OTTAWA — Parliament’s spending watchdog says three federal measures to help low-income earners, families and seniors weather the economic shock from COVID-19 will cost over $8 billion.
The reports this morning from budget officer Yves Giroux say a special GST credit payment to 13.2 million people will cost $5.67 billion.
A top-up to the Canada Child Benefit in May to 3.4 million recipients will cost $1.9 billion, Giroux says, with the average payment estimated at $556.
And reducing by 25 per cent the amount seniors have to withdraw this year from registered retirement income funds will cost $506.5 million, the budget officer says.

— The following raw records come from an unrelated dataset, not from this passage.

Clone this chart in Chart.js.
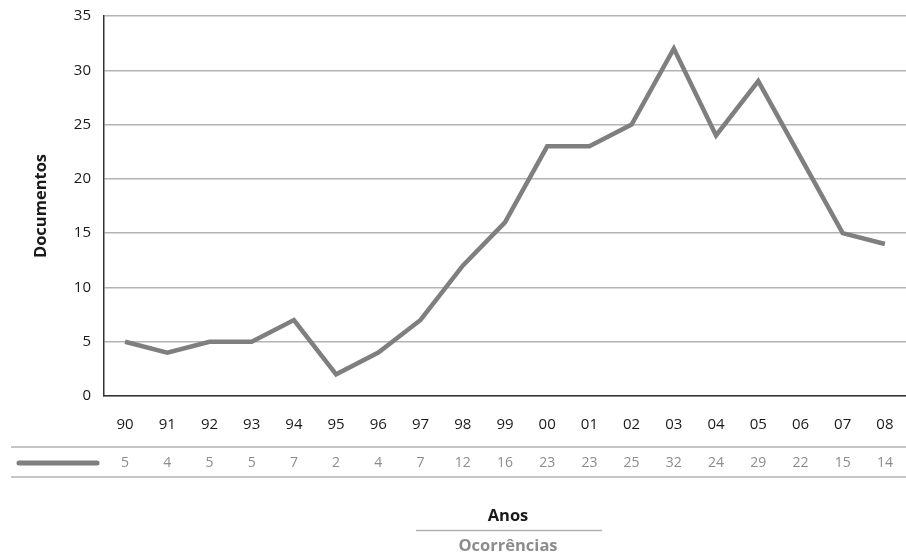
<!DOCTYPE html>
<html>
<head>
<meta charset="utf-8">
<script src="https://cdn.jsdelivr.net/npm/chart.js@4/dist/chart.umd.min.js"></script>
<style>
html,body{margin:0;padding:0;background:#fff;}
#wrap{position:relative;width:906px;height:554px;}
</style>
</head>
<body>
<div id="wrap"><canvas id="c" width="906" height="554"></canvas></div>
<script>
const years = ["90","91","92","93","94","95","96","97","98","99","00","01","02","03","04","05","06","07","08"];
const ocorrencias = [5,4,5,5,7,2,4,7,12,16,23,23,25,32,24,29,22,15,14];
const yTicks = [0,5,10,15,20,25,30,35];
const yAxisTitle = "Documentos";
const xAxisTitle = "Anos";
const seriesName = "Ocorrências";

const FONT = "'Open Sans', sans-serif";
const LINE_COLOR = "#7f7f7f";

const tablePlugin = {
  id: 'tablePlugin',
  afterDraw(chart) {
    const ctx = chart.ctx;
    const xs = chart.scales.x;
    ctx.save();
    ctx.strokeStyle = "#b3b3b3";
    ctx.lineWidth = 1.5;
    ctx.beginPath();
    ctx.moveTo(11, 447); ctx.lineTo(906, 447);
    ctx.moveTo(11, 477); ctx.lineTo(906, 477);
    ctx.stroke();
    ctx.strokeStyle = LINE_COLOR;
    ctx.lineWidth = 5;
    ctx.lineCap = "round";
    ctx.beginPath();
    ctx.moveTo(19, 463); ctx.lineTo(97, 463);
    ctx.stroke();
    ctx.fillStyle = "#8c8c8c";
    ctx.font = "14px " + FONT;
    ctx.textAlign = "center";
    ctx.textBaseline = "middle";
    ocorrencias.forEach((v, i) => {
      ctx.fillText(String(v), xs.getPixelForValue(i), 463);
    });
    ctx.fillStyle = "#1a1a1a";
    ctx.font = "bold 16.5px " + FONT;
    ctx.fillText(xAxisTitle, 508, 516);
    ctx.strokeStyle = "#b3b3b3";
    ctx.lineWidth = 1.5;
    ctx.lineCap = "butt";
    ctx.beginPath();
    ctx.moveTo(416, 530.5); ctx.lineTo(602, 530.5);
    ctx.stroke();
    ctx.fillStyle = "#8c8c8c";
    ctx.fillText(seriesName, 508, 546);
    ctx.restore();
  }
};

new Chart(document.getElementById('c'), {
  type: 'line',
  data: {
    labels: years,
    datasets: [{
      label: seriesName,
      data: ocorrencias,
      borderColor: LINE_COLOR,
      borderWidth: 4.5,
      pointRadius: 0,
      tension: 0,
      fill: false
    }]
  },
  options: {
    responsive: false,
    animation: false,
    layout: { padding: { left: 31, right: 0, top: 16, bottom: 116 } },
    plugins: { legend: { display: false }, tooltip: { enabled: false } },
    scales: {
      x: {
        offset: true,
        grid: { display: true, drawOnChartArea: false, drawTicks: true, tickLength: 16, tickColor: 'rgba(0,0,0,0)' },
        border: { display: true, color: "#333", width: 1.5 },
        ticks: { color: "#1a1a1a", font: { family: FONT, size: 15 }, padding: 4, maxRotation: 0 }
      },
      y: {
        min: 0, max: 35,
        afterBuildTicks(scale) { scale.ticks = yTicks.map(v => ({ value: v })); },
        grid: { color: "#b3b3b3", lineWidth: 1.5, drawTicks: true, tickLength: 9, tickColor: 'rgba(0,0,0,0)' },
        border: { display: true, color: "#333", width: 1.5 },
        ticks: { color: "#1a1a1a", font: { family: FONT, size: 15 }, padding: 4 },
        title: { display: true, text: yAxisTitle, color: "#1a1a1a", font: { family: FONT, size: 16.5, weight: 'bold' }, padding: { top: 0, bottom: 19 } }
      }
    }
  },
  plugins: [tablePlugin]
});
</script>
</body>
</html>
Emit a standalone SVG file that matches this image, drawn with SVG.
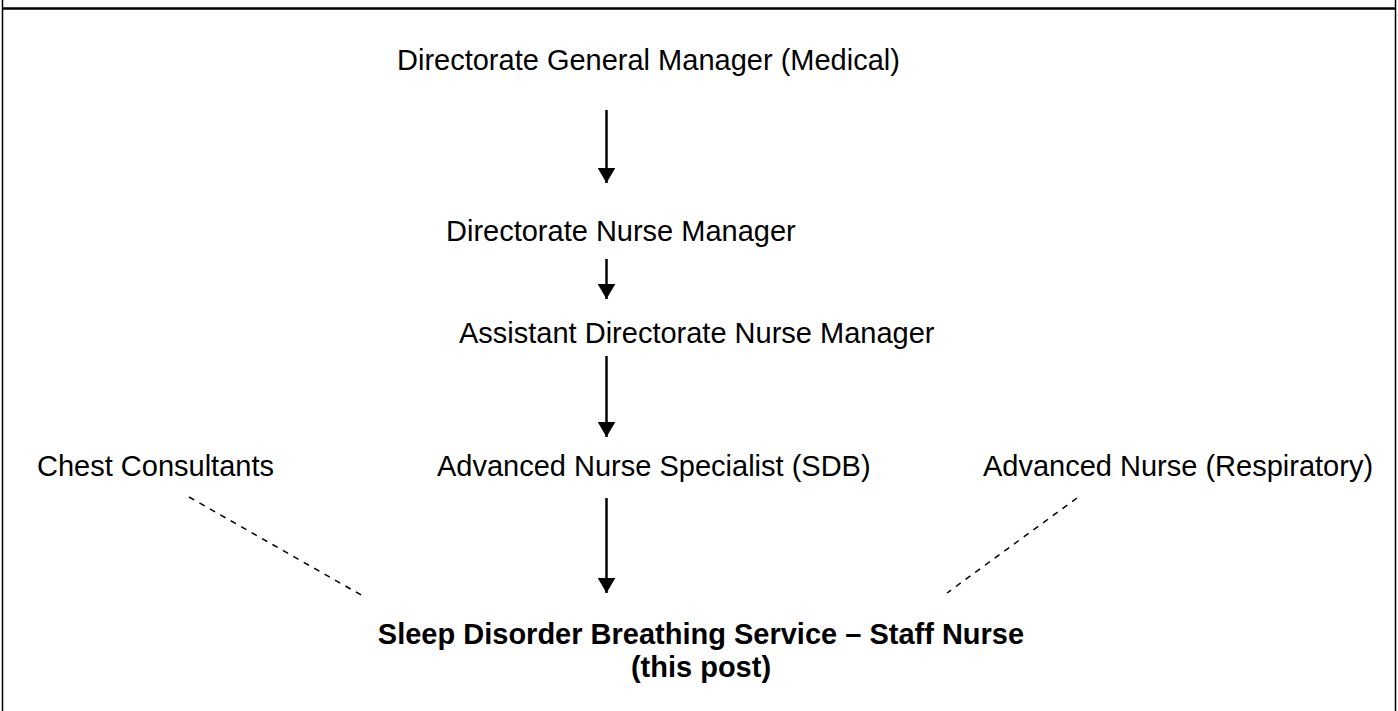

The reports this morning come hours before Finance Minister Bill Morneau is to answer questions about federal COVID-19 spending measures from the House of Commons finance committee.
The federal government’s economic response package to date is valued at more than $250 billion with just under half of that — over $105 billion — being direct financial aid for workers and businesses.
Morneau said Wednesday that two of the measures would have a combined cost of $95 billion — $71 billion for a 75-per-cent wage subsidy, and $24 billion for a direct benefit to workers who have lost their income due to COVID-19.
An analysis published Thursday morning by the Canadian Centre for Policy Alternatives estimated that 862,000 unemployed workers — about one-third of the total — won’t receive aid from either the new workers’ benefit, or employment insurance.
About 1.2 million Canadians were looking for work before COVID-19 forced an economic shutdown to curb the spread of the disease, the analysis said. The centre’s senior economist, David Macdonald, said half of them were not eligible for EI and now they aren’t eligible for the new emergency benefit because their employment didn’t cease due to the virus.